Carney is no stranger to lovers of music films. Ever since the release of his 2007 hit Once, he has slowly constructed a career of feel-good dramas. Carney’s focus is centred around romance, music-making and how the two elements mesh to become inseparably linked. 2013’s Begin Again took that idea and observed it through the lens of the pop-production scene in New York City; Carney returned to his Dublin roots for 2016’s Sing Street, born out of a love of 80s new wave and MTV, infused with an authentic Irish teenage charm that won the hearts of moviegoers worldwide. It proves difficult, then, to not be at least a little disappointed that Flora and Son fails to live-up to such a string of beloved hits.

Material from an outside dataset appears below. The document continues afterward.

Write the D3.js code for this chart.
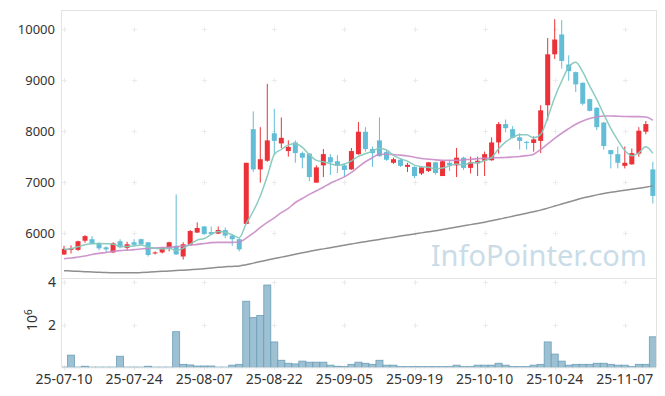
<!DOCTYPE html>
<html><head><meta charset="utf-8">
<script src="https://cdn.jsdelivr.net/npm/d3@7"></script>
<style>body{margin:0;background:#fff}svg{display:block}</style>
</head><body>
<svg id="c" width="665" height="396"></svg>
<script>
const dates = [
"25-07-10","25-07-11","25-07-14","25-07-15","25-07-16","25-07-17","25-07-18","25-07-21","25-07-22","25-07-23",
"25-07-24","25-07-25","25-07-28","25-07-29","25-07-30","25-07-31","25-08-01","25-08-04","25-08-05","25-08-06",
"25-08-07","25-08-08","25-08-11","25-08-12","25-08-13","25-08-14","25-08-18","25-08-19","25-08-20","25-08-21",
"25-08-22","25-08-25","25-08-26","25-08-27","25-08-28","25-08-29","25-09-01","25-09-02","25-09-03","25-09-04",
"25-09-05","25-09-08","25-09-09","25-09-10","25-09-11","25-09-12","25-09-15","25-09-16","25-09-17","25-09-18",
"25-09-19","25-09-22","25-09-23","25-09-24","25-09-25","25-09-26","25-09-29","25-09-30","25-10-01","25-10-02",
"25-10-10","25-10-13","25-10-14","25-10-15","25-10-16","25-10-17","25-10-20","25-10-21","25-10-22","25-10-23",
"25-10-24","25-10-27","25-10-28","25-10-29","25-10-30","25-10-31","25-11-03","25-11-04","25-11-05","25-11-06",
"25-11-07","25-11-10","25-11-11","25-11-12","25-11-13"];
const opens = [
5580,5670,5670,5850,5880,5800,5720,5620,5840,5710,
5820,5880,5820,5600,5620,5700,5750,5540,5770,6010,
6130,6020,5990,6060,5950,5880,6180,8040,7250,7420,
7960,7760,7610,7780,7570,7560,6990,7330,7490,7410,
7330,7250,7550,7990,7650,7820,7590,7380,7440,7300,
7300,7170,7220,7390,7120,7380,7330,7480,7280,7370,
7420,7430,7780,8140,8040,7880,7790,7770,7810,8510,
9510,9900,9310,9160,8950,8630,8460,8170,7630,7550,
7320,7350,7560,7990,7250];
const highs = [
5750,5760,5850,5960,5940,5820,5740,5820,5880,5830,
5880,5890,5820,5640,5720,5830,6760,5820,6060,6210,
6140,6130,6130,6110,5980,5900,7380,8390,8080,8930,
8440,8270,7820,7820,7600,7570,7330,7650,7550,7530,
7370,7670,8180,8080,7700,8270,7620,7480,7460,7380,
7310,7300,7390,7400,7430,7420,7670,7500,7500,7500,
7600,7880,8180,8230,8100,7960,7810,7900,8510,9830,
10200,10180,9490,9170,8960,8640,8470,8180,7630,7700,
7700,7660,8080,8200,7400];
const lows = [
5570,5600,5650,5810,5780,5660,5610,5610,5700,5670,
5740,5770,5540,5580,5600,5640,5570,5480,5760,6000,
5970,5960,5980,5900,5750,5640,6180,7200,6990,7400,
7550,7670,7500,7380,7270,7020,6990,7100,7140,7180,
7100,7240,7540,7600,7300,7500,7420,7360,7300,7200,
7080,7140,7200,7150,7120,7220,7100,7240,7170,7120,
7120,7420,7560,7980,7860,7640,7640,7600,7570,8210,
9420,9230,8990,8770,8510,8390,8020,7640,7270,7270,
7270,7340,7500,7940,6580];
const closes = [
5690,5700,5840,5940,5790,5700,5680,5800,5720,5780,
5770,5780,5570,5620,5710,5820,5580,5780,6040,6100,
5980,5980,6060,5950,5880,5680,7380,7250,7450,7820,
7810,7870,7690,7570,7480,7100,7290,7550,7390,7320,
7240,7610,7990,7650,7570,7510,7440,7450,7320,7340,
7120,7290,7390,7180,7410,7330,7480,7280,7390,7420,
7550,7780,8140,8060,7870,7810,7770,7840,8410,9510,
9800,9380,9180,8920,8540,8400,8080,7710,7550,7380,
7380,7570,8010,8140,6730];
const ma5 = [
5680,5690,5730,5770,5791,5794,5790,5782,5738,5735,
5748,5768,5722,5702,5689,5700,5659,5701,5784,5862,
5893,5974,6030,6012,5968,5909,6189,6428,6728,7118,
7543,7641,7727,7752,7683,7541,7427,7399,7361,7330,
7356,7419,7506,7558,7609,7664,7632,7525,7459,7412,
7335,7304,7291,7264,7277,7319,7358,7337,7378,7380,
7423,7483,7654,7790,7880,7933,7930,7870,7939,8267,
8664,8986,9255,9356,9163,8884,8625,8331,8057,7824,
7620,7518,7577,7694,7565];
const ma20 = [
5496,5510,5530,5550,5580,5602,5620,5640,5655,5665,
5675,5688,5700,5706,5714,5722,5731,5745,5760,5778,
5795,5812,5818,5818,5818,5825,5900,6000,6110,6210,
6300,6400,6484,6600,6680,6760,6830,6900,6980,7040,
7104,7190,7300,7400,7480,7548,7548,7540,7530,7515,
7490,7464,7450,7438,7431,7428,7428,7435,7451,7460,
7468,7475,7480,7484,7495,7505,7520,7548,7640,7750,
7860,7960,8050,8137,8200,8250,8280,8300,8300,8295,
8290,8287,8287,8280,8215];
const ma120 = [
5261,5255,5249,5243,5237,5231,5226,5222,5220,5220,
5220,5225,5232,5240,5249,5256,5264,5272,5280,5288,
5300,5315,5330,5338,5345,5353,5380,5410,5440,5471,
5500,5528,5556,5584,5612,5640,5667,5690,5714,5738,
5762,5786,5810,5832,5854,5876,5898,5920,5941,5962,
5983,6004,6025,6046,6070,6094,6118,6142,6166,6190,
6214,6240,6270,6300,6330,6360,6390,6420,6451,6490,
6530,6570,6610,6650,6690,6720,6750,6778,6800,6820,
6840,6860,6880,6900,6927];
const volumes = [ // millions
0.01,0.57,0.01,0.05,0.01,0.01,0.01,0.01,0.52,0.01,
0.01,0.01,0.05,0.01,0.01,0.01,1.67,0.14,0.11,0.06,
0.06,0.06,0.01,0.01,0.10,0.14,3.10,2.33,2.43,3.86,
1.19,0.33,0.19,0.16,0.29,0.24,0.24,0.24,0.10,0.05,
0.03,0.14,0.24,0.19,0.14,0.33,0.10,0.10,0.03,0.03,
0.03,0.03,0.03,0.03,0.03,0.03,0.10,0.03,0.03,0.10,
0.10,0.10,0.19,0.10,0.03,0.03,0.03,0.10,0.14,1.19,
0.62,0.29,0.10,0.14,0.14,0.14,0.19,0.19,0.14,0.10,
0.10,0.03,0.14,0.14,1.43];
const tickLabels = ["25-07-10","25-07-24","25-08-07","25-08-22","25-09-05","25-09-19","25-10-10","25-10-24","25-11-07"];
const priceTicks = [6000,7000,8000,9000,10000];
const volTicks = [2,4];

const svg = d3.select("#c");
const L = 62, R = 656, T = 10, M = 278, B = 367.3;
const x = d3.scaleBand().domain(dates).range([60.5, 656.35]).padding(0);
const cx = d => x(d) + x.bandwidth() / 2;
const yP = d3.scaleLinear().domain([5118, 10380]).range([M, T]);
const yV = d3.scaleLinear().domain([0, 4.19]).range([B, M]);
const font = "'Noto Sans', 'DejaVu Sans', sans-serif";
const frameC = "#e2e2e2";

const defs = svg.append("defs");
defs.append("clipPath").attr("id", "cp").append("rect").attr("x", L).attr("y", T).attr("width", R - L).attr("height", M - T);
defs.append("clipPath").attr("id", "cv").append("rect").attr("x", L).attr("y", M).attr("width", R - L).attr("height", B - M);

// watermark
svg.append("text").attr("x", 647).attr("y", 266).attr("text-anchor", "end")
  .attr("font-family", font).attr("font-size", 29).attr("fill", "#c9dce8").text("InfoPointer.com");

// grid crosses
const grid = svg.append("g").attr("stroke", "#ebebeb").attr("stroke-width", 1);
const rows = priceTicks.map(v => yP(v)).concat(volTicks.map(v => yV(v)), [yV(0)]);
tickLabels.forEach(t => {
  rows.forEach(ry => {
    const gx = Math.round(cx(t)) + 0.5, gy = Math.round(ry) + 0.5;
    grid.append("line").attr("x1", gx - 2.5).attr("x2", gx + 2.5).attr("y1", gy).attr("y2", gy);
    grid.append("line").attr("x1", gx).attr("x2", gx).attr("y1", gy - 2.5).attr("y2", gy + 2.5);
  });
});

// frame
const fr = svg.append("g").attr("stroke", frameC).attr("stroke-width", 1).attr("fill", "none");
fr.append("line").attr("x1", L - 0.5).attr("x2", L - 0.5).attr("y1", T).attr("y2", B);
fr.append("line").attr("x1", R + 0.5).attr("x2", R + 0.5).attr("y1", T).attr("y2", B);
fr.append("line").attr("x1", L).attr("x2", R).attr("y1", T + 0.5).attr("y2", T + 0.5);
fr.append("line").attr("x1", L).attr("x2", R).attr("y1", M + 0.5).attr("y2", M + 0.5);
fr.append("line").attr("x1", L).attr("x2", R).attr("y1", B + 0.5).attr("y2", B + 0.5);

// volume bars
const idx = d3.range(dates.length);
svg.append("g").attr("clip-path", "url(#cv)").selectAll("rect").data(idx).join("rect")
  .attr("x", i => x(dates[i]))
  .attr("width", x.bandwidth())
  .attr("y", i => yV(volumes[i]))
  .attr("height", i => yV(0) - yV(volumes[i]))
  .attr("fill", "#9dc1d3").attr("stroke", "#6a9eb8").attr("stroke-width", 0.8);

// candles
const up = "#ec3238", dn = "#63bdd7";
const cg = svg.append("g").attr("clip-path", "url(#cp)");
cg.selectAll("line.w").data(idx).join("line").attr("class", "w")
  .attr("x1", i => cx(dates[i])).attr("x2", i => cx(dates[i]))
  .attr("y1", i => yP(highs[i])).attr("y2", i => yP(lows[i]))
  .attr("stroke", i => closes[i] >= opens[i] ? up : dn).attr("stroke-width", 1);
cg.selectAll("rect.b").data(idx).join("rect").attr("class", "b")
  .attr("x", i => cx(dates[i]) - 2.5).attr("width", 5)
  .attr("y", i => yP(Math.max(opens[i], closes[i])))
  .attr("height", i => Math.max(1, Math.abs(yP(opens[i]) - yP(closes[i]))))
  .attr("fill", i => closes[i] >= opens[i] ? up : dn);

// moving averages
const mkLine = arr => d3.line().x((d, i) => cx(dates[i])).y(d => yP(d)).curve(d3.curveMonotoneX)(arr);
cg.append("path").attr("d", mkLine(ma120)).attr("fill", "none").attr("stroke", "#8e8e8e").attr("stroke-width", 1.5);
cg.append("path").attr("d", mkLine(ma20)).attr("fill", "none").attr("stroke", "#c98bc6").attr("stroke-width", 1.6).attr("stroke-opacity", 0.9);
cg.append("path").attr("d", mkLine(ma5)).attr("fill", "none").attr("stroke", "#86c8bd").attr("stroke-width", 1.5).attr("stroke-opacity", 0.95);

// axes
const styleAxis = g => {
  g.select(".domain").remove();
  g.selectAll("text").attr("font-family", font).attr("fill", "#333");
};
svg.append("g").attr("transform", `translate(${L},0)`)
  .call(d3.axisLeft(yP).tickValues(priceTicks).tickSize(0).tickPadding(7).tickFormat(d3.format("d")))
  .call(styleAxis).selectAll("text").attr("font-size", 13);
svg.append("g").attr("transform", `translate(${L},0)`)
  .call(d3.axisLeft(yV).tickValues(volTicks).tickSize(0).tickPadding(6).tickFormat(d3.format("d")))
  .call(styleAxis).selectAll("text").attr("font-size", 14);
svg.append("g").attr("transform", `translate(0,${B + 2})`)
  .call(d3.axisBottom(x).tickValues(tickLabels).tickSize(0).tickPadding(5))
  .call(styleAxis).selectAll("text").attr("font-size", 14);

// 10^6 label
const ul = svg.append("text").attr("transform", "translate(37,331) rotate(-90)")
  .attr("font-family", font).attr("font-size", 14).attr("fill", "#333");
ul.append("tspan").text("10");
ul.append("tspan").attr("dy", -5).attr("font-size", 10).text("6");
</script>
</body></html>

Saying Flora and Son resides within Carney’s comfort zone of storytelling does not mean it tries nothing new. The romance is present and blossoming. This time, between Hewson’s Dubliner Flora and Gordon-Levitt’s L.A.-based Jeff in what’s surely a screenwriting flourish inspired by the pandemic. Truthfully, the very nature of a long-distance relationship is as alienating on film as it is in real life and holds no candle to a more intimate face-to-face interaction, especially as a means of expression on screen for the audience to relate to. Carney wisely does away with this problem, allowing the digital barrier to dissipate away once the two characters start to play music and bond. It is a use of film language that proves simple yet extremely effective when experienced for the first time. In these moments, you truly feel Carney taking the reins and once again making movie magic.

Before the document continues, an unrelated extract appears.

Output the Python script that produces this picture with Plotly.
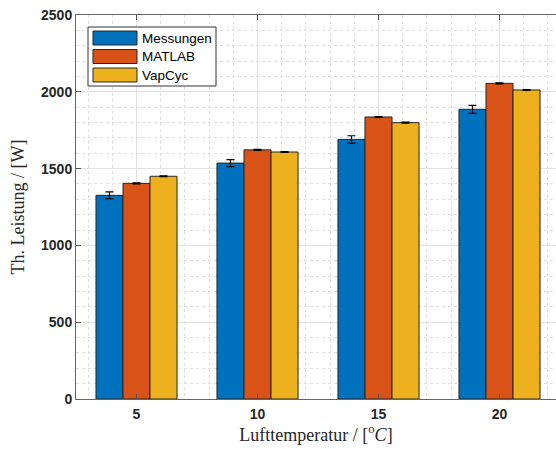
import plotly.graph_objects as go

# Heating power per air temperature: measurement vs. two simulation models
temperatures = [5, 10, 15, 20]
series_names = ["Messungen", "MATLAB", "VapCyc"]
messungen = [1326, 1536, 1690, 1886]
messungen_err = [22, 23, 24, 26]
matlab = [1404, 1622, 1836, 2055]
matlab_err = [3, 3, 3, 3]
vapcyc = [1450, 1608, 1799, 2012]
vapcyc_err = [3, 3, 3, 3]
colors = ["#0072BD", "#D95319", "#EDB120"]

W, H = 556, 449
ML, MR, MT, MB = 76, 0, 15, 50
PW, PH = W - ML - MR, H - MT - MB


def px(x):
    return (x - ML) / PW


def py(y):
    return 1 - (y - MT) / PH


fig = go.Figure()
for name, vals, errs, col in zip(series_names,
                                 [messungen, matlab, vapcyc],
                                 [messungen_err, matlab_err, vapcyc_err],
                                 colors):
    fig.add_trace(go.Bar(
        x=temperatures, y=vals, name=name,
        marker=dict(color=col, line=dict(color="#262626", width=1)),
        error_y=dict(type="data", array=errs, visible=True,
                     color="#000000", thickness=1.2, width=4),
        showlegend=False,
    ))

axis_font = dict(family="Liberation Sans, Arial", size=14, color="#262626", weight="bold")
title_font = dict(family="Liberation Serif, Times New Roman", size=18, color="#262626")

fig.update_layout(
    width=W, height=H,
    margin=dict(l=ML, r=MR, t=MT, b=MB, pad=0),
    paper_bgcolor="white", plot_bgcolor="white",
    barmode="group", bargap=0.33, bargroupgap=0,
    showlegend=False,
    xaxis=dict(
        range=[2.5, 2.5 + PW / 24.2],
        tickmode="linear", tick0=0, dtick=5,
        ticks="inside", ticklen=5, tickcolor="#555555",
        showline=True, linecolor="#666666", linewidth=1, mirror="ticks",
        showgrid=True, gridcolor="#e2e2e2", gridwidth=1,
        zeroline=False,
        minor=dict(tickmode="linear", tick0=0, dtick=1, showgrid=True,
                   griddash="dot", gridcolor="#dedede", gridwidth=1, ticks=""),
        tickfont=axis_font, ticklabelstandoff=2,
        title=dict(text="Lufttemperatur / [<sup>o</sup><i>C</i>]",
                   font=title_font, standoff=7),
    ),
    yaxis=dict(
        range=[0, 2500],
        tickmode="linear", tick0=0, dtick=500,
        ticks="inside", ticklen=5, tickcolor="#555555",
        showline=True, linecolor="#666666", linewidth=1, mirror=False,
        showgrid=True, gridcolor="#e2e2e2", gridwidth=1,
        zeroline=False,
        minor=dict(tickmode="linear", tick0=0, dtick=100, showgrid=True,
                   griddash="dot", gridcolor="#dedede", gridwidth=1, ticks=""),
        tickfont=axis_font,
        title=dict(text="Th. Leistung / [W]", font=title_font, standoff=11),
    ),
)

# Legend box with wide colour patches
shapes = [dict(type="rect", xref="paper", yref="paper",
               x0=px(88), x1=px(216), y0=py(86), y1=py(27),
               line=dict(color="#333333", width=1), fillcolor="white", layer="above")]
annotations = []
row_tops = [31, 49.5, 68]
for name, col, top in zip(series_names, colors, row_tops):
    shapes.append(dict(type="rect", xref="paper", yref="paper",
                       x0=px(93), x1=px(137), y0=py(top + 14), y1=py(top),
                       line=dict(color="#262626", width=1), fillcolor=col, layer="above"))
    annotations.append(dict(xref="paper", yref="paper", x=px(140), y=py(top + 7),
                            text=name, showarrow=False, xanchor="left", yanchor="middle",
                            font=dict(family="Liberation Sans, Arial", size=13.5, color="#000000")))
fig.update_layout(shapes=shapes, annotations=annotations)

fig.write_html("out.html")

Across the board, Flora and Son features some fine performers doing good work. Chief among them is Eve Hewson, who proves more than just “Bono Nepo Baby” in a multifaceted performance. Look no further than a standout, touching scene where Flora discovers Jodi Mitchell and Both Sides Now (the use of which feels almost like cheating, at least in carving a path to this reviewer’s heart). Orén Kinlan effortlessly captures Irish teenage angst, sometimes to an over-the-top, parodying degree, while Sing Street alumnus Jack Reynor reunites with Carney as Max’s father. Gordon-Levitt is obviously capable of being a very charismatic presence, but it is a shame that the chemistry between him and Hewson sings less sweetly than Carney’s other romantic leads. The romance never feels like something palpable beyond the strength of the songwriting or even the occasional flirtatious jab.
Eve Hewson proves more than just “Bono Nepo Baby”

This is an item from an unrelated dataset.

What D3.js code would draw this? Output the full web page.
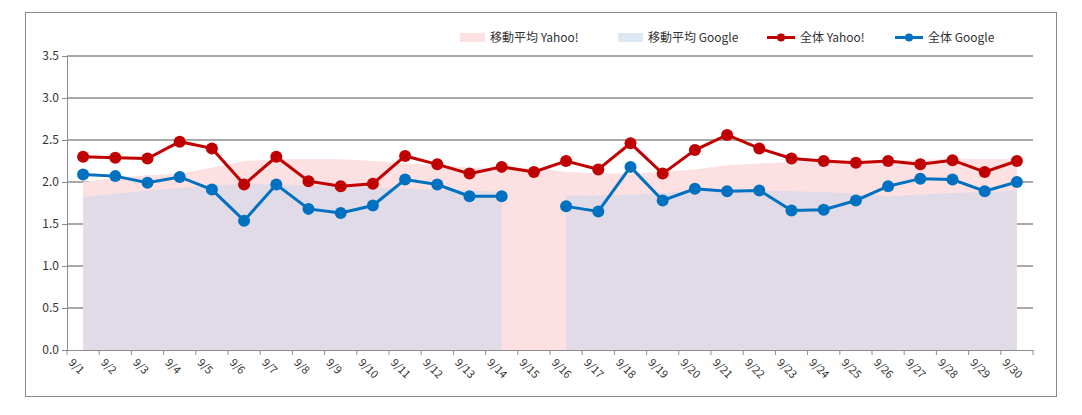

Where the film stumbles most, though, is in the titular relationship between Flora and Max. This time, the romance is side-lined in favour of Flora and son, and music is once again the thread that binds the divide between them. Seeing Flora and Max create their own brand of music does not feel like the most organic character growth within the context of the film – although it’s used in an often hilarious and humorous fashion. Although you can respect the sentiment that Carney has for these characters and for Dublin itself, his characters here make decisions abruptly. Sometimes drama feels made for drama’s sake, and Flora and Son ultimately struggles to earn the full effect of its feel-good pay-off by its end.
Flora and Son is streaming on Apple TV+ from 29 September.